>> Begin
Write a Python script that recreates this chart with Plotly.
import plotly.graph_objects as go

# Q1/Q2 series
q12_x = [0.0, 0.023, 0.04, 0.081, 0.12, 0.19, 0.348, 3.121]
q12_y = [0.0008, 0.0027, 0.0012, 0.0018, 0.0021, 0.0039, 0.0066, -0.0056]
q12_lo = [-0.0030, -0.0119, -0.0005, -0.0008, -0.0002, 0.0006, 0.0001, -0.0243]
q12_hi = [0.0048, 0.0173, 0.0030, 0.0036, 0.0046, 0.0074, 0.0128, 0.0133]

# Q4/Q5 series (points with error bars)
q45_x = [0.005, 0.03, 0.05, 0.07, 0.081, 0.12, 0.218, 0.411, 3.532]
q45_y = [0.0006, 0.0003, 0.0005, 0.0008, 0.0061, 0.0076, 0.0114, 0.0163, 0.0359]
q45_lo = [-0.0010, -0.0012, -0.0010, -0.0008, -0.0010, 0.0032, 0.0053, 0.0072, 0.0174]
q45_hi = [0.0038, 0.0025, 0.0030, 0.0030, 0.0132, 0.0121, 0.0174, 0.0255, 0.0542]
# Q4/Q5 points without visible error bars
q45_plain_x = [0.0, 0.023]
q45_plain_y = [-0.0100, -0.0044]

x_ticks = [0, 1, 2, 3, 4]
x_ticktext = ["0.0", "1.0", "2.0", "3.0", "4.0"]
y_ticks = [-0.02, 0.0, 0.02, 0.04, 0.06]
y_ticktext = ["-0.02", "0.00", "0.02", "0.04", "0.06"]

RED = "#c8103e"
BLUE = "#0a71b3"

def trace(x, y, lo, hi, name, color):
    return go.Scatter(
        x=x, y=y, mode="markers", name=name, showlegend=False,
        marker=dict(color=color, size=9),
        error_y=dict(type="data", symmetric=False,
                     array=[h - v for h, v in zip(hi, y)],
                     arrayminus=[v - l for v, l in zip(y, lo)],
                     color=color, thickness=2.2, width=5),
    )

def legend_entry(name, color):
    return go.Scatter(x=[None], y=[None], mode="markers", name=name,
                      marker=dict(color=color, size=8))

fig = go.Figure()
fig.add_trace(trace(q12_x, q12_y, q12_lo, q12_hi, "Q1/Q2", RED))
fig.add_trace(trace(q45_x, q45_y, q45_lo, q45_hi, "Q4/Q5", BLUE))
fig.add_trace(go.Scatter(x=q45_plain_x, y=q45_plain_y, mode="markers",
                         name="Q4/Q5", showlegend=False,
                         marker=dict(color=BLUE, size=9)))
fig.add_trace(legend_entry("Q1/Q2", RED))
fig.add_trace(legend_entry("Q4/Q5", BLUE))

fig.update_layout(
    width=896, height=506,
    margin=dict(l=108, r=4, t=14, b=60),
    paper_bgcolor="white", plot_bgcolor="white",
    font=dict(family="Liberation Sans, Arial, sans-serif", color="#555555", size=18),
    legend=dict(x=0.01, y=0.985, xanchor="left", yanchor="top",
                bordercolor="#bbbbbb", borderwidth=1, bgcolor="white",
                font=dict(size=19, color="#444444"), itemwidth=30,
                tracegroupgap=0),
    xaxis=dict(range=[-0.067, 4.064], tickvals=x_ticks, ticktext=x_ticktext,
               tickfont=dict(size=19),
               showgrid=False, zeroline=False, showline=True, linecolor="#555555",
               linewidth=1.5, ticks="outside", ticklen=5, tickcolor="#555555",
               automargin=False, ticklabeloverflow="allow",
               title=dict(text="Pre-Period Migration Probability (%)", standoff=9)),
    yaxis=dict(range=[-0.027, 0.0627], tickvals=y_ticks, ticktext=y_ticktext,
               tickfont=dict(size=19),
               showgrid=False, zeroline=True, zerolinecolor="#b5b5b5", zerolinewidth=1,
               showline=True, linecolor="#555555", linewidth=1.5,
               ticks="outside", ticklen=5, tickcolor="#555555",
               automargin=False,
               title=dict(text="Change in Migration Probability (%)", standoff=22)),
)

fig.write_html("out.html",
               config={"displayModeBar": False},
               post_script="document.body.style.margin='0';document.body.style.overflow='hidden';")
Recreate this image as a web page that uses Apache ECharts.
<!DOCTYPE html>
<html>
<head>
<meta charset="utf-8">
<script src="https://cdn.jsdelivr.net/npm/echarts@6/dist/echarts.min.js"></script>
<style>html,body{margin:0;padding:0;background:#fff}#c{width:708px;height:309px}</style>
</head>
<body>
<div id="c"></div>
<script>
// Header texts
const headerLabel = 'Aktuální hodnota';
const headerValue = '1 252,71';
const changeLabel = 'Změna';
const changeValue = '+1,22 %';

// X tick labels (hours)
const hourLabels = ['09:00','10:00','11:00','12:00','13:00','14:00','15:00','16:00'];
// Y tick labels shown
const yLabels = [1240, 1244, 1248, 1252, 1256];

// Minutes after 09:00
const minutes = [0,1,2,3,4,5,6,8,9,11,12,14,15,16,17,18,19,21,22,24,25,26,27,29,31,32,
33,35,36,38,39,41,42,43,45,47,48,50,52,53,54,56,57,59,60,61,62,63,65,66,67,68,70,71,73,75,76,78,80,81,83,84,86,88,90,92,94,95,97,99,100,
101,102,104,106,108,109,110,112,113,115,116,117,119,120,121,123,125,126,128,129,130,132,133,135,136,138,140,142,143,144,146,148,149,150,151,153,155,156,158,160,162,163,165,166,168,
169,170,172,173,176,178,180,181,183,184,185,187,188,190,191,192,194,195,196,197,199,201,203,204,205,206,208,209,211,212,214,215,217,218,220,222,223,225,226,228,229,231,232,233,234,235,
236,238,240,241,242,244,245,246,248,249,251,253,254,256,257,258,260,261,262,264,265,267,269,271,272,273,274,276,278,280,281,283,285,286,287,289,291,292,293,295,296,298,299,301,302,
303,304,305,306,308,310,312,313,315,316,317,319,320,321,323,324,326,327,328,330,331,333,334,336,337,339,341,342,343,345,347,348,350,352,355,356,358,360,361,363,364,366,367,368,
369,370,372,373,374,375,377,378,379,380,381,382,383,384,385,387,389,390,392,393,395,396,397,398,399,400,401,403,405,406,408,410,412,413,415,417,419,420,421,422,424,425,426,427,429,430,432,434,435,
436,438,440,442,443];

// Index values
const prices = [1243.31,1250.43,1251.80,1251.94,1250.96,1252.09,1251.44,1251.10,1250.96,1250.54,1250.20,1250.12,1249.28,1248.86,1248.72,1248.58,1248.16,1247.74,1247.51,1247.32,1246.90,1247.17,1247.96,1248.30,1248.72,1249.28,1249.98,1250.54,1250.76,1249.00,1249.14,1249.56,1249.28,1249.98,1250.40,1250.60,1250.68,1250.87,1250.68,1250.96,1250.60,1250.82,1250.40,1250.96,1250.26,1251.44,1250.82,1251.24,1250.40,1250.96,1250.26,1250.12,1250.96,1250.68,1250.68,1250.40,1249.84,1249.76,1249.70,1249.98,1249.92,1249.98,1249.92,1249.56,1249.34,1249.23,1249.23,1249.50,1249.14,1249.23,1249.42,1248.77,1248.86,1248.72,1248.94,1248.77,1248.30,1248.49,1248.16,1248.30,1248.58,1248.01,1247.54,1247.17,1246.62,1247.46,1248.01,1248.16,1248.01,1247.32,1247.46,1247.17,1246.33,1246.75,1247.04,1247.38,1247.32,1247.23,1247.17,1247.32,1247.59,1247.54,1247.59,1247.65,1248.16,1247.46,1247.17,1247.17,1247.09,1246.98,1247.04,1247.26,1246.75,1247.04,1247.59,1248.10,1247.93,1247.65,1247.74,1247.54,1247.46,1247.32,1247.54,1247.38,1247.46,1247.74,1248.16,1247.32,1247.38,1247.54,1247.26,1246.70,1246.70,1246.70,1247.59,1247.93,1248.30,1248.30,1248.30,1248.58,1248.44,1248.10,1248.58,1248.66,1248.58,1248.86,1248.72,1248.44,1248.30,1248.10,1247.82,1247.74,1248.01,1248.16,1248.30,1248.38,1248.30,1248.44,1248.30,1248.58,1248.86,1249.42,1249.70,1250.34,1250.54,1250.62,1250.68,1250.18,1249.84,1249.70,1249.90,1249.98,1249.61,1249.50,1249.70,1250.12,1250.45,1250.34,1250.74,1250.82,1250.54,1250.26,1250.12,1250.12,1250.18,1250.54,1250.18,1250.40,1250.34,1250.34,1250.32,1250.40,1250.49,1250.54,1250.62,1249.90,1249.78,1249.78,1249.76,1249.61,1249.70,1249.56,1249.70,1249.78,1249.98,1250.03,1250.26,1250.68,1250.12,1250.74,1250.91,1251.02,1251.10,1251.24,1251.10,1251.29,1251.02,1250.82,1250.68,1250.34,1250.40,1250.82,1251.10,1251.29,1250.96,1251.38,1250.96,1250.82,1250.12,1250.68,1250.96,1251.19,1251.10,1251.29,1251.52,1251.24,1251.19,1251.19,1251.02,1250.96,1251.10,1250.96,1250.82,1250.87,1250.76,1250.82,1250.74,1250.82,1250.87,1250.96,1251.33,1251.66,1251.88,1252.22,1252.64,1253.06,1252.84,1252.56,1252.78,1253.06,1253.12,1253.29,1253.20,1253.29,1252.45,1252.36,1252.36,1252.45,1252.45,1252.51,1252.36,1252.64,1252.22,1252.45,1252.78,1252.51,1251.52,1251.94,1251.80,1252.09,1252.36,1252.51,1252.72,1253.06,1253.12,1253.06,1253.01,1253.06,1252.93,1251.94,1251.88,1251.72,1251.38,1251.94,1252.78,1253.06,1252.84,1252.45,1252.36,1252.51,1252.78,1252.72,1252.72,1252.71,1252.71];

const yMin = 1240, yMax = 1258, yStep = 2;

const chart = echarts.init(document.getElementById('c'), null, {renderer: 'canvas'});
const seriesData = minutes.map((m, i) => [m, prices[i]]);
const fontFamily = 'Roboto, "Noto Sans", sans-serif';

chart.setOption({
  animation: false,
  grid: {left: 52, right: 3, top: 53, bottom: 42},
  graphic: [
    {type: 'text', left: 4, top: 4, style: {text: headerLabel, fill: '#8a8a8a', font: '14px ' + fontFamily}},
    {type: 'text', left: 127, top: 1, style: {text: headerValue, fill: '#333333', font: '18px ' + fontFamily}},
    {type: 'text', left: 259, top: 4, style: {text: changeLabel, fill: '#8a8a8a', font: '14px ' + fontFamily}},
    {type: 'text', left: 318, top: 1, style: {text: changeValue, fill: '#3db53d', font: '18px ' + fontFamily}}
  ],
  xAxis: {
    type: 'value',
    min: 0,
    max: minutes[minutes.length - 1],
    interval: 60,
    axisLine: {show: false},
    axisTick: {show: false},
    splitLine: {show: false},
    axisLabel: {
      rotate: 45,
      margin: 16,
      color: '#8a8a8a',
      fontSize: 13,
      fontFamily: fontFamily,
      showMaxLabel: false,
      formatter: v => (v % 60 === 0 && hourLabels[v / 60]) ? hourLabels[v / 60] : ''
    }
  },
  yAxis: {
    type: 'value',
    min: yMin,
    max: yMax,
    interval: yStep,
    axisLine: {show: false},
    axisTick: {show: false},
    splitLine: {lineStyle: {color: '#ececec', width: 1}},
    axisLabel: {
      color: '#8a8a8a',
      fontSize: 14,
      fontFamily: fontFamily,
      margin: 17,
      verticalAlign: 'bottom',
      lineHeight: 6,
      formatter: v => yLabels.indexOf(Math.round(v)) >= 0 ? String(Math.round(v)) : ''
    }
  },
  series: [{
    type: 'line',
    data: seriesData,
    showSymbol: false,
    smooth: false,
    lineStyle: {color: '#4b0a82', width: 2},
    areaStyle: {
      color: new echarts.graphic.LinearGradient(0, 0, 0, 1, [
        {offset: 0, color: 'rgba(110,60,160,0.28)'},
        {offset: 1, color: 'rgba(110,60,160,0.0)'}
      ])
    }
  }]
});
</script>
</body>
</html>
>> End
**Written exercise**
Above are the entries; repeat their lines exactly, from the first through the one that contains "import plotly.graph_objects as go".

**Problem solution**
Write a Python script that recreates this chart with Plotly.
import plotly.graph_objects as go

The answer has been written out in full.